*WHAT YOU NEED TO DO:*
Restate exactly the lines that run from the start of the records below to the line containing "ax = fig.add_axes([142", counting both ends, and nothing else; pictures stay out.

[Charts and diagrams as code]
**********

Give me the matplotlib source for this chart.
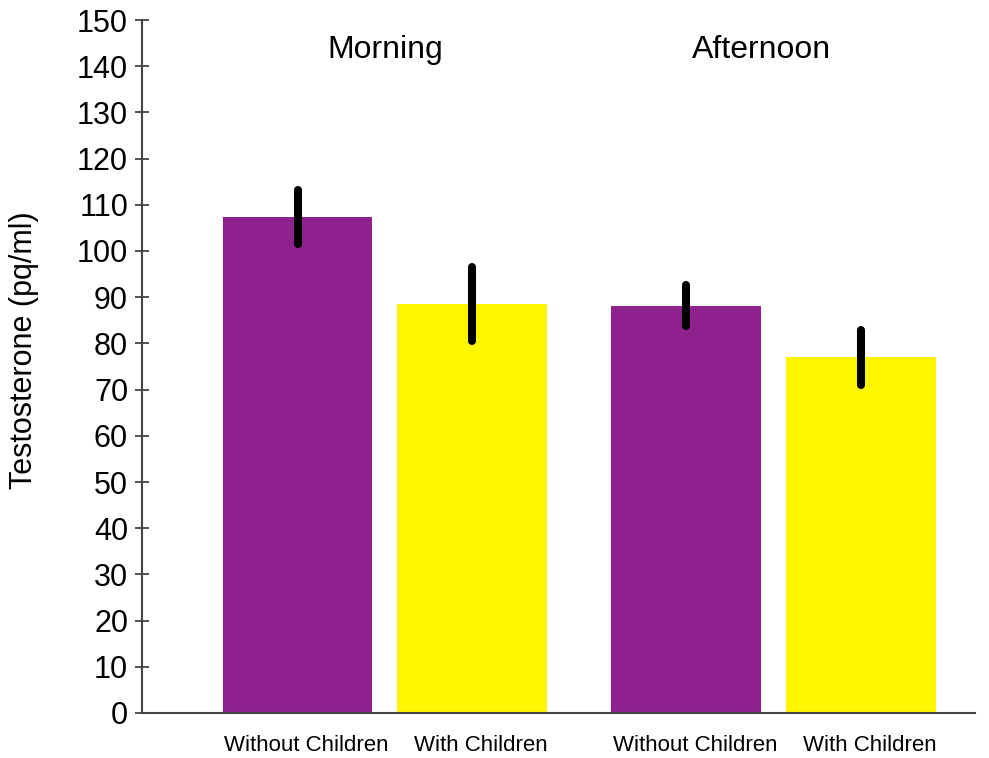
import matplotlib.pyplot as plt
from matplotlib.transforms import ScaledTranslation

plt.rcParams['font.family'] = ['Liberation Sans', 'DejaVu Sans']

groups = ['Morning', 'Afternoon']
conditions = ['Without Children', 'With Children']
means = [[107.3, 88.6], [88.2, 77.0]]
errors = [[5.8, 8.0], [4.4, 6.0]]
colors = ['#8f218f', '#fff700']

fig = plt.figure(figsize=(9.89, 7.58), dpi=100)
ax = fig.add_axes([142 / 989, 45 / 758, (975 - 142) / 989, 693 / 758])

group_step = 2.226  # distance between group starts, in bar units
bar_w = 0.857
shift = ScaledTranslation(0.09, 0, fig.dpi_scale_trans)
for g, name in enumerate(groups):
    xs = [g * group_step + i for i in range(len(conditions))]
    bars = ax.bar(xs, means[g], width=bar_w, color=colors, yerr=errors[g],
                  error_kw=dict(ecolor='black', elinewidth=5.8, capsize=0))
    bars.errorbar.lines[2][0].set_capstyle('round')
    ax.text(sum(xs) / len(xs) + (0.0 if g == 0 else -0.07), 143.6, name,
            ha='center', va='center', fontsize=23)
    # category labels under the bars, nudged right like the original
    for x, cond in zip(xs, conditions):
        ax.text(x, -0.047, cond, ha='center', va='center', fontsize=16,
                transform=ax.get_xaxis_transform() + shift, clip_on=False)

ax.set_xticks([])
ax.set_xlim(-0.891, 3.88)
ax.set_ylim(0, 150)
ax.set_yticks(range(0, 151, 10))
ax.tick_params(axis='y', direction='inout', length=10, width=1.3, color='#444444',
               labelsize=22, pad=5)
ax.set_ylabel('Testosterone (pq/ml)', fontsize=22)
ax.yaxis.set_label_coords(-0.124, 0.524)

for side in ['top', 'right']:
    ax.spines[side].set_visible(False)
for side in ['left', 'bottom']:
    ax.spines[side].set_color('#444444')
    ax.spines[side].set_linewidth(1.5)

plt.savefig('out.png', dpi=100)
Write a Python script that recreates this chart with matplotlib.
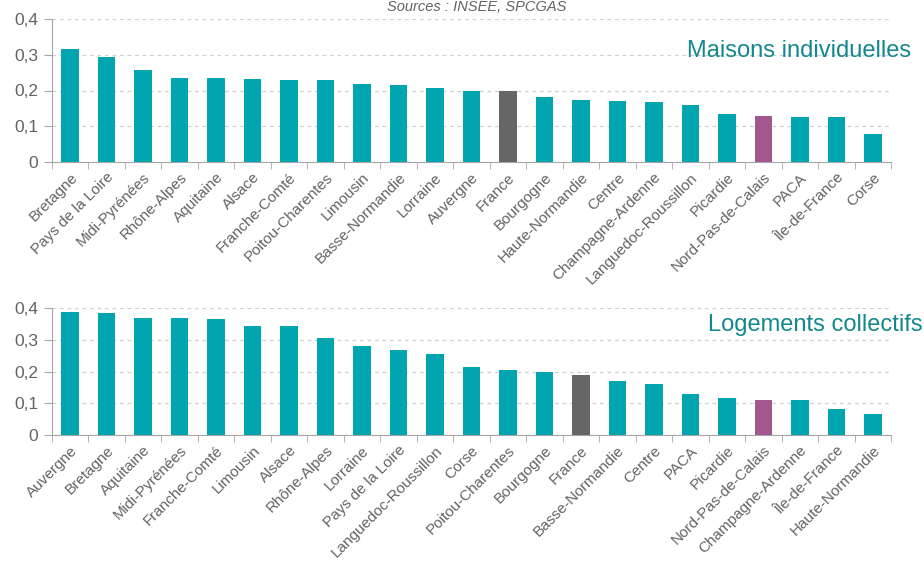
import matplotlib.pyplot as plt
from matplotlib.ticker import FixedLocator, FuncFormatter

plt.rcParams['font.family'] = ['Liberation Sans', 'DejaVu Sans']

# Maisons individuelles
regions_maisons = ["Bretagne", "Pays de la Loire", "Midi-Pyrénées", "Rhône-Alpes",
                   "Aquitaine", "Alsace", "Franche-Comté", "Poitou-Charentes",
                   "Limousin", "Basse-Normandie", "Lorraine", "Auvergne", "France",
                   "Bourgogne", "Haute-Normandie", "Centre", "Champagne-Ardenne",
                   "Languedoc-Roussillon", "Picardie", "Nord-Pas-de-Calais", "PACA",
                   "Île-de-France", "Corse"]
valeurs_maisons = [0.316, 0.295, 0.256, 0.236, 0.234, 0.231, 0.230, 0.229, 0.217,
                   0.215, 0.206, 0.200, 0.200, 0.183, 0.174, 0.171, 0.168, 0.160,
                   0.135, 0.130, 0.127, 0.125, 0.077]

# Logements collectifs
regions_collectifs = ["Auvergne", "Bretagne", "Aquitaine", "Midi-Pyrénées",
                      "Franche-Comté", "Limousin", "Alsace", "Rhône-Alpes", "Lorraine",
                      "Pays de la Loire", "Languedoc-Roussillon", "Corse",
                      "Poitou-Charentes", "Bourgogne", "France", "Basse-Normandie",
                      "Centre", "PACA", "Picardie", "Nord-Pas-de-Calais",
                      "Champagne-Ardenne", "Île-de-France", "Haute-Normandie"]
valeurs_collectifs = [0.388, 0.385, 0.369, 0.368, 0.366, 0.344, 0.344, 0.304, 0.279,
                      0.267, 0.254, 0.215, 0.205, 0.199, 0.189, 0.170, 0.161, 0.130,
                      0.117, 0.110, 0.109, 0.083, 0.067]

TEAL = '#00A5B0'
GRIS = '#666666'
VIOLET = '#A2578F'
TEXTE = '#636363'
AXE = '#A6A6A6'


def couleur(region):
    if region == "France":
        return GRIS
    if region == "Nord-Pas-de-Calais":
        return VIOLET
    return TEAL


def dessine(ax, regions, valeurs):
    x = range(len(regions))
    ax.bar(x, valeurs, width=0.48, color=[couleur(r) for r in regions], zorder=3)
    ax.set_xlim(-0.5, len(regions) - 0.5)
    ax.set_ylim(0, 0.4)
    ax.set_yticks([0, 0.1, 0.2, 0.3, 0.4])
    ax.yaxis.set_major_formatter(FuncFormatter(
        lambda v, p: '0' if v == 0 else ('%.1f' % v).replace('.', ',')))
    ax.set_xticks(list(x))
    ax.set_xticklabels(regions, rotation=45, ha='right', rotation_mode='anchor',
                       fontsize=11, color=TEXTE)
    ax.xaxis.set_minor_locator(FixedLocator([i - 0.5 for i in range(len(regions) + 1)]))
    ax.tick_params(axis='x', which='major', length=0, pad=6)
    ax.tick_params(axis='x', which='minor', length=5, color=AXE)
    ax.tick_params(axis='y', length=6, color=AXE, labelsize=12.5, labelcolor=TEXTE, pad=4)
    ax.grid(axis='y', color='#D0D0D0', linestyle=(0, (3, 3)), linewidth=0.9, zorder=0)
    for s in ['top', 'right']:
        ax.spines[s].set_visible(False)
    for s in ['left', 'bottom']:
        ax.spines[s].set_color(AXE)


fig = plt.figure(figsize=(9.24, 5.65), dpi=100)
ax1 = fig.add_axes([52 / 924, 1 - 162 / 565, 839 / 924, 143 / 565])
ax2 = fig.add_axes([52 / 924, 1 - 435 / 565, 839 / 924, 127 / 565])

dessine(ax1, regions_maisons, valeurs_maisons)
dessine(ax2, regions_collectifs, valeurs_collectifs)

fig.text(911 / 924, 1 - 57 / 565, "Maisons individuelles", ha='right', va='baseline',
         fontsize=17, color='#13878D')
fig.text(923 / 924, 1 - 331 / 565, "Logements collectifs", ha='right', va='baseline',
         fontsize=17, color='#13878D')
fig.text(477 / 924, 1 - 11 / 565, "Sources : INSEE, SPCGAS", ha='center', va='baseline',
         fontsize=10.5, style='italic', color=TEXTE)

fig.savefig('out.png', dpi=100)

**********

*SOLUTION TO THE PROBLEM:*
Give me the matplotlib source for this chart.
import matplotlib.pyplot as plt
from matplotlib.transforms import ScaledTranslation

plt.rcParams['font.family'] = ['Liberation Sans', 'DejaVu Sans']

groups = ['Morning', 'Afternoon']
conditions = ['Without Children', 'With Children']
means = [[107.3, 88.6], [88.2, 77.0]]
errors = [[5.8, 8.0], [4.4, 6.0]]
colors = ['#8f218f', '#fff700']

fig = plt.figure(figsize=(9.89, 7.58), dpi=100)
ax = fig.add_axes([142 / 989, 45 / 758, (975 - 142) / 989, 693 / 758])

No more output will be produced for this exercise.